Michele D’Alba e la Riduzione della Tangente: Il Caso che Svela il Legame con la Criminalità Organizzata

Il 22 febbraio, Giuseppe Francavilla, noto come il “cassiere” del clan omonimo, ha fornito una testimonianza dettagliata alla PM Bruna Manganelli della Direzione Distrettuale Antimafia (DDA), riguardo all’imprenditore Michele D’Alba di Manfredonia. D’Alba, collegato alle cooperative Tre Fiammelle e Lavit, è stato accusato di aver pagato tangenti al clan Moretti, pur negando ogni coinvolgimento.

La Testimonianza del Pentito

Francavilla ha dichiarato che D’Alba inizialmente pagava 2.500 euro al clan Moretti. Tuttavia, a causa di difficoltà economiche, la tangente è stata ridotta.
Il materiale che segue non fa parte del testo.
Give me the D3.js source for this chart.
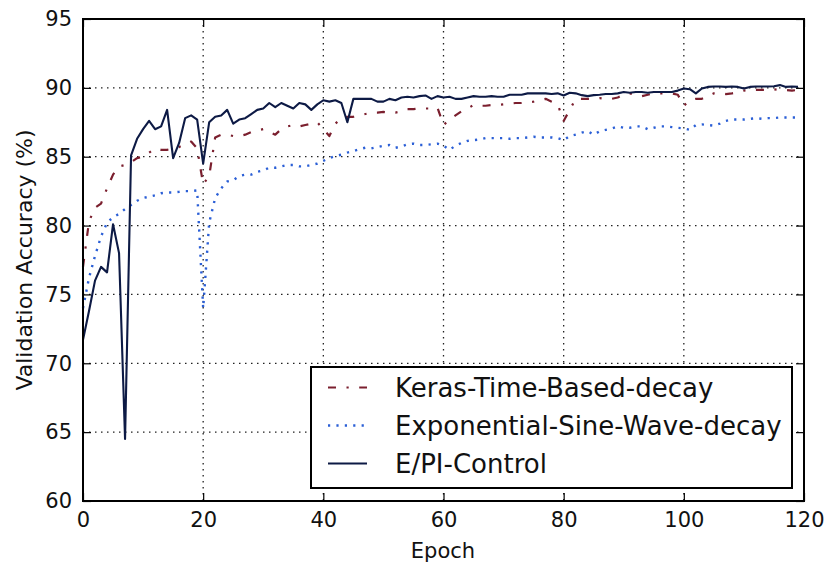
<!DOCTYPE html>
<html>
<head>
<meta charset="utf-8">
<script src="https://cdn.jsdelivr.net/npm/d3@7"></script>
<style>
  body { margin: 0; background: #fff; }
  svg { display: block; font-family: "DejaVu Sans", sans-serif; }
</style>
</head>
<body>
<div id="chart"></div>
<script>
// validation accuracy per epoch (0..119)
const keras = [
  77.0, 80.3, 81.3, 81.6, 82.7, 83.7, 84.3, 84.4, 84.6, 84.9,
  85.0, 85.3, 85.6, 85.5, 85.5, 85.6, 85.7, 85.9, 86.1, 85.6,
  83.0, 83.6, 86.4, 86.6, 86.6, 86.5, 86.5, 86.6, 86.8, 86.9,
  87.0, 86.8, 86.6, 87.0, 87.2, 87.3, 87.2, 87.3, 87.4, 87.5,
  87.0, 86.5, 87.4, 87.8, 87.9, 87.9, 88.0, 88.1, 88.2, 88.2,
  88.25, 88.2, 88.2, 88.3, 88.45, 88.45, 88.5, 88.5, 88.5, 88.55,
  87.3, 87.7, 88.0, 88.3, 88.5, 88.75, 88.7, 88.7, 88.75, 88.75,
  88.8, 88.85, 88.9, 88.9, 88.95, 89.0, 89.1, 89.2, 89.0, 88.8,
  87.6, 88.4, 89.2, 89.2, 89.2, 89.2, 89.25, 89.2, 89.2, 89.3,
  89.5, 89.6, 89.5, 89.4, 89.5, 89.6, 89.6, 89.6, 89.6, 89.5,
  88.7, 89.1, 89.2, 89.2, 89.4, 89.6, 89.6, 89.55, 89.6, 89.7,
  89.8, 89.85, 89.85, 89.85, 89.85, 89.9, 89.85, 89.85, 89.8, 89.85
];
const expSine = [
  74.0, 76.2, 77.8, 79.2, 80.2, 80.6, 80.85, 81.2, 81.5, 81.8,
  82.0, 82.1, 82.2, 82.35, 82.4, 82.4, 82.45, 82.5, 82.5, 82.55,
  74.0, 80.2, 82.0, 82.7, 83.2, 83.3, 83.6, 83.7, 83.7, 83.9,
  84.0, 84.2, 84.2, 84.3, 84.4, 84.4, 84.3, 84.3, 84.4, 84.5,
  84.7, 84.9, 85.05, 85.15, 85.3, 85.4, 85.55, 85.65, 85.6, 85.7,
  85.8, 85.85, 85.65, 85.75, 85.9, 85.95, 85.85, 85.85, 85.9, 85.95,
  85.8, 85.5, 85.8, 86.0, 86.15, 86.2, 86.25, 86.35, 86.35, 86.35,
  86.35, 86.3, 86.35, 86.35, 86.4, 86.45, 86.4, 86.4, 86.4, 86.35,
  86.2, 86.5, 86.6, 86.75, 86.85, 86.6, 86.85, 86.95, 87.05, 87.2,
  87.1, 87.1, 87.2, 87.2, 87.0, 87.1, 87.2, 87.2, 87.15, 87.1,
  87.05, 86.95, 87.3, 87.35, 87.3, 87.25, 87.4, 87.6, 87.7, 87.7,
  87.7, 87.75, 87.8, 87.75, 87.8, 87.8, 87.85, 87.85, 87.85, 87.85
];
const epiControl = [
  71.7, 73.8, 76.0, 77.0, 76.6, 80.1, 78.0, 64.5, 85.1, 86.3,
  87.0, 87.6, 87.0, 87.2, 88.4, 84.9, 86.0, 87.8, 88.0, 87.7,
  84.5, 87.5, 87.9, 88.0, 88.4, 87.4, 87.7, 87.8, 88.1, 88.4,
  88.5, 88.9, 88.6, 88.9, 88.7, 88.5, 88.9, 88.8, 88.4, 88.8,
  89.1, 89.0, 89.1, 88.9, 87.5, 89.2, 89.2, 89.2, 89.2, 89.0,
  89.0, 89.2, 89.1, 89.3, 89.35, 89.3, 89.4, 89.45, 89.2, 89.4,
  89.3, 89.35, 89.2, 89.2, 89.3, 89.4, 89.35, 89.35, 89.4, 89.35,
  89.35, 89.5, 89.5, 89.5, 89.6, 89.6, 89.6, 89.6, 89.55, 89.6,
  89.45, 89.65, 89.6, 89.47, 89.4, 89.47, 89.5, 89.55, 89.55, 89.6,
  89.7, 89.65, 89.7, 89.7, 89.65, 89.7, 89.7, 89.7, 89.7, 89.8,
  89.95, 89.9, 89.6, 89.95, 90.07, 90.1, 90.1, 90.07, 90.1, 90.07,
  89.95, 90.07, 90.1, 90.1, 90.1, 90.12, 90.2, 90.07, 90.1, 90.07
];
const seriesNames = ["Keras-Time-Based-decay", "Exponential-Sine-Wave-decay", "E/PI-Control"];
const xTicks = [0, 20, 40, 60, 80, 100, 120];
const yTicks = [60, 65, 70, 75, 80, 85, 90, 95];

const W = 829, H = 562;
const margin = {top: 19, right: 25, bottom: 61, left: 83},
      width = W - margin.left - margin.right,
      height = H - margin.top - margin.bottom;

const svg = d3.select("#chart")
    .append("svg")
    .attr("width", W)
    .attr("height", H);

const g = svg.append("g")
    .attr("transform", `translate(${margin.left},${margin.top})`);

const x = d3.scaleLinear().domain([0, 120]).range([0, width]);
const y = d3.scaleLinear().domain([60, 95]).range([height, 0]);

// grid
g.append("g")
    .selectAll("line")
    .data(xTicks.slice(1, -1))
    .join("line")
    .attr("x1", d => x(d)).attr("x2", d => x(d))
    .attr("y1", 0).attr("y2", height)
    .attr("stroke", "#222").attr("stroke-width", 1.3)
    .attr("stroke-dasharray", "1.5,4.5");
g.append("g")
    .selectAll("line")
    .data(yTicks.slice(1, -1))
    .join("line")
    .attr("y1", d => y(d)).attr("y2", d => y(d))
    .attr("x1", 0).attr("x2", width)
    .attr("stroke", "#222").attr("stroke-width", 1.3)
    .attr("stroke-dasharray", "1.5,4.5");

// series
const styles = [
    {data: keras, color: "#7b1f2e", dash: "8,10.5,2.2,10.5", w: 2.2},
    {data: expSine, color: "#2b5fd6", dash: "2.2,6.2", w: 2.4},
    {data: epiControl, color: "#0d1a45", dash: null, w: 2.1}
];

const line = d3.line()
    .x((d, i) => x(i))
    .y(d => y(d));

styles.forEach(s => {
    g.append("path")
        .datum(s.data)
        .attr("fill", "none")
        .attr("stroke", s.color)
        .attr("stroke-width", s.w)
        .attr("stroke-dasharray", s.dash)
        .attr("stroke-linejoin", "round")
        .attr("d", line);
});

// axes, ticks inward on all sides
const tickLen = 8;
const xAxisB = g.append("g")
    .attr("transform", `translate(0,${height})`)
    .call(d3.axisBottom(x).tickValues(xTicks).tickSizeInner(-tickLen).tickSizeOuter(0).tickPadding(11));
const xAxisT = g.append("g")
    .call(d3.axisTop(x).tickValues(xTicks).tickSizeInner(-tickLen).tickSizeOuter(0).tickFormat(""));
const yAxisL = g.append("g")
    .call(d3.axisLeft(y).tickValues(yTicks).tickSizeInner(-tickLen).tickSizeOuter(0).tickPadding(11));
const yAxisR = g.append("g")
    .attr("transform", `translate(${width},0)`)
    .call(d3.axisRight(y).tickValues(yTicks).tickSizeInner(-tickLen).tickSizeOuter(0).tickFormat(""));

[xAxisB, xAxisT, yAxisL, yAxisR].forEach(a => {
    a.select(".domain").remove();
    a.selectAll("line").attr("stroke", "#000").attr("stroke-width", 1.2);
    a.selectAll("text")
        .attr("fill", "#111")
        .style("font-size", "21px")
        .style("font-family", "DejaVu Sans");
});

// frame
g.append("rect")
    .attr("width", width).attr("height", height)
    .attr("fill", "none").attr("stroke", "#000").attr("stroke-width", 2);

// axis labels
svg.append("text")
    .attr("x", 443)
    .attr("y", 558)
    .attr("text-anchor", "middle")
    .style("font-size", "21px")
    .attr("fill", "#111")
    .text("Epoch");

svg.append("text")
    .attr("transform", `translate(32,${margin.top + height / 2}) rotate(-90)`)
    .attr("text-anchor", "middle")
    .style("font-size", "22px")
    .attr("fill", "#111")
    .text("Validation Accuracy (%)");

// legend
const legend = svg.append("g")
    .attr("transform", "translate(311,367)");

legend.append("rect")
    .attr("width", 481).attr("height", 121)
    .attr("fill", "#fff").attr("stroke", "#000").attr("stroke-width", 2);

const item = legend.selectAll(".legend")
    .data(seriesNames)
    .join("g")
    .attr("class", "legend")
    .attr("transform", (d, i) => `translate(0,${20.5 + i * 38})`);

item.append("line")
    .attr("x1", 17).attr("x2", 56)
    .attr("stroke", (d, i) => styles[i].color)
    .attr("stroke-width", (d, i) => styles[i].w)
    .attr("stroke-dasharray", (d, i) => styles[i].dash);

item.append("text")
    .attr("x", 84)
    .attr("y", 9.5)
    .style("font-size", "26px")
    .attr("fill", "#111")
    .text(d => d);
</script>
</body>
</html>
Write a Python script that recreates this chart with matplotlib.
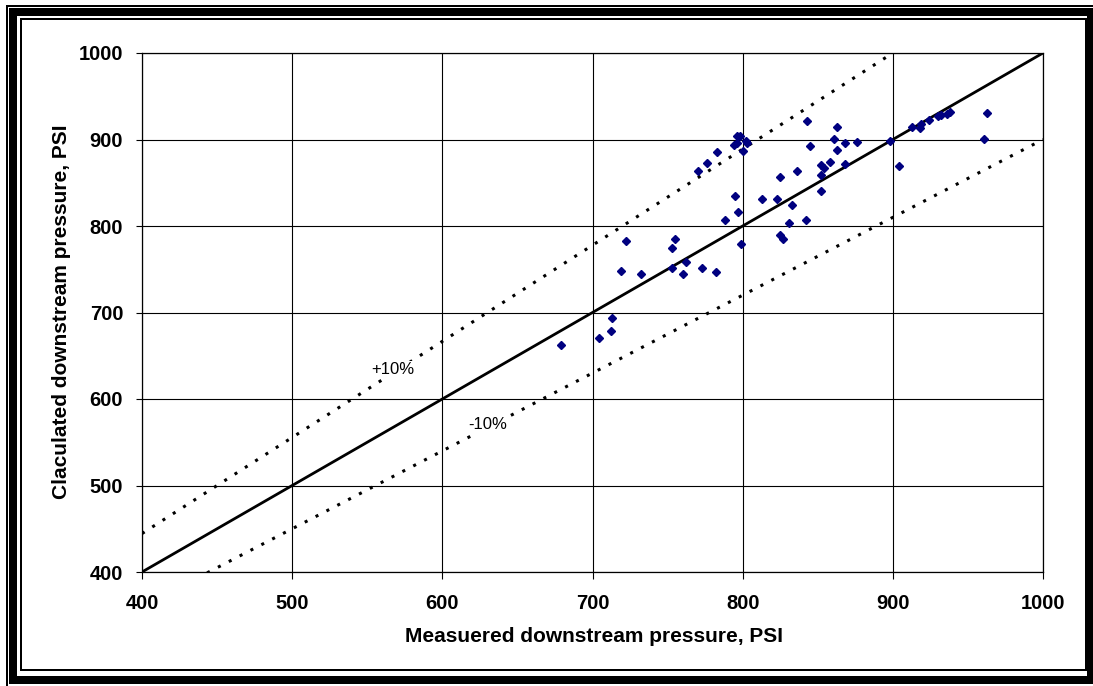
import matplotlib
matplotlib.use("Agg")
import matplotlib.pyplot as plt
from matplotlib.patches import Rectangle
import numpy as np

plt.rcParams['font.family'] = ['Liberation Sans', 'DejaVu Sans']

# Data (measured, calculated)
measured = [679, 704, 712, 713, 719, 722, 732, 753, 755, 753, 762, 760, 773, 782,
            799, 788, 797, 795, 813, 823, 833, 831, 842, 825, 827, 825, 836, 852,
            852, 852, 854, 858, 868, 863, 845, 861, 868, 876, 843, 863, 796, 798,
            794, 796, 802, 803, 800, 783, 776, 770, 898, 904, 913, 918, 919, 924,
            930, 932, 936, 938, 963, 961]
calculated = [662, 670, 679, 694, 748, 783, 745, 752, 785, 774, 758, 745, 752, 747,
              779, 807, 816, 835, 831, 831, 824, 803, 807, 790, 785, 857, 864, 859,
              840, 871, 867, 874, 872, 888, 893, 901, 896, 897, 921, 914, 904, 904,
              894, 896, 898, 896, 887, 885, 873, 864, 898, 869, 915, 913, 918, 922,
              927, 928, 930, 932, 931, 901]

ticks = [400, 500, 600, 700, 800, 900, 1000]
line_x = [400, 1000]

W, H = 1093, 686
fig = plt.figure(figsize=(W / 100, H / 100), dpi=100)
fig.patch.set_facecolor('white')

def fx(px):
    return px / W

def fy(py):
    return 1 - py / H

ax = fig.add_axes([fx(142), fy(572), fx(1043) - fx(142), fy(53) - fy(572)])
ax.set_xlim(400, 1000)
ax.set_ylim(400, 1000)
ax.set_xticks(ticks)
ax.set_yticks(ticks)
ax.grid(True, color='black', linewidth=0.8)
ax.set_axisbelow(True)
for s in ax.spines.values():
    s.set_color('black')
    s.set_linewidth(0.9)
ax.tick_params(axis='x', direction='out', length=5, width=0.8, pad=11, labelsize=14.5)
ax.tick_params(axis='y', direction='out', length=4.5, width=0.8, pad=9, labelsize=14.5)
for lab in ax.get_xticklabels() + ax.get_yticklabels():
    lab.set_fontweight('bold')

lx = np.array(line_x, dtype=float)
ax.plot(lx, lx, color='black', linewidth=2.0, solid_capstyle='butt')
ax.plot(lx, lx / 0.9, color='black', linewidth=2.2, linestyle=(0, (1.0, 3.0)))
ax.plot(lx, lx * 0.9, color='black', linewidth=2.2, linestyle=(0, (1.0, 3.0)))

ax.plot(measured, calculated, linestyle='none', marker='D', markersize=4.2,
        color='#000080', markeredgecolor='#000080')

bbox = dict(facecolor='white', edgecolor='none', pad=1.0)
ax.text(567, 634, '+10%', fontsize=12, ha='center', va='center', bbox=bbox)
ax.text(630, 570, '-10%', fontsize=12, ha='center', va='center', bbox=bbox)

fig.text(fx(594), fy(637), 'Measuered downstream pressure, PSI', fontsize=15,
         fontweight='bold', ha='center', va='center')
fig.text(fx(62), fy(312), 'Claculated downstream pressure, PSI', fontsize=15,
         fontweight='bold', ha='center', va='center', rotation=90)

# Frame
def frame(x0, y0, x1, y1, lw_px):
    r = Rectangle((fx(x0), fy(y1)), fx(x1) - fx(x0), fy(y0) - fy(y1),
                  transform=fig.transFigure, fill=False, edgecolor='black',
                  linewidth=lw_px * 0.72)
    fig.add_artist(r)

frame(7, 6, 1100, 700, 2)
frame(13, 12, 1091, 680, 8)
frame(21, 19, 1086, 670, 2)

fig.savefig('out.png', dpi=100, facecolor='white')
Le cooperative Tre Fiammelle e Lavit, rispettivamente attive nel global service e nell’appalto da 170 milioni di euro per il lavanolo delle Asl pugliesi, sono state colpite da un’interdittiva antimafia dalla Prefettura di Foggia, che ha evidenziato la loro vicinanza alla criminalità organizzata.

Le Accuse e le Prove

Il verbale di Francavilla, lungo 166 pagine, è stato inserito nel fascicolo chiuso ad aprile che accusa D’Alba di favoreggiamento aggravato dalla mafia. L’imprenditore ha negato di aver mai pagato il pizzo, nonostante le intercettazioni e il suo nome presente nella lista delle estorsioni della criminalità foggiana. Questi elementi hanno spinto la DDA a richiedere il rinvio a giudizio di D’Alba.

Francavilla ha inoltre spiegato come D’Alba fosse nella lista trimestrale del clan Moretti e come avesse tentato di avviare un’attività di lavanderia industriale insieme a lui. Dopo l’arresto di Francavilla, D’Alba ha proseguito l’attività da solo.

L’Estorsione al Don Uva

La DDA ha chiesto a Francavilla informazioni sul Don Uva, una struttura sanitaria acquisita da una cordata di imprenditori, tra cui D’Alba. Francavilla ha riferito che il clan Moretti voleva estorcere denaro agli imprenditori, ma fu dissuaso da lui stesso. Tuttavia, due affiliati del clan, Ernesto Gatta e Francesco Tizzano, sono stati arrestati e condannati per un tentativo di estorsione alla Rssa “Il Sorriso”.

La Difesa di D’Alba

D’Alba ha modificato la sua versione dei fatti durante un’interrogazione nell’aprile 2020, ammettendo di aver ricevuto richieste estorsive da parte di Gatta e Tizzano, ma negando di aver mai pagato. Nonostante ciò, le cooperative continuano a essere considerate a rischio di contiguità con i clan, come sostenuto dalla DDA e dalla Prefettura, che si sono opposte alla richiesta di controllo giudiziario di Lavit.

Il caso di Michele D’Alba rappresenta un esempio emblematico delle complesse interazioni tra imprenditoria e criminalità organizzata in Puglia. Le testimonianze e le intercettazioni dipingono un quadro di estorsioni e pressioni mafiose che mettono in luce la difficile situazione degli imprenditori locali. Le azioni della DDA e delle autorità locali dimostrano un impegno continuo nella lotta contro la criminalità organizzata, nonostante le sfide persistenti.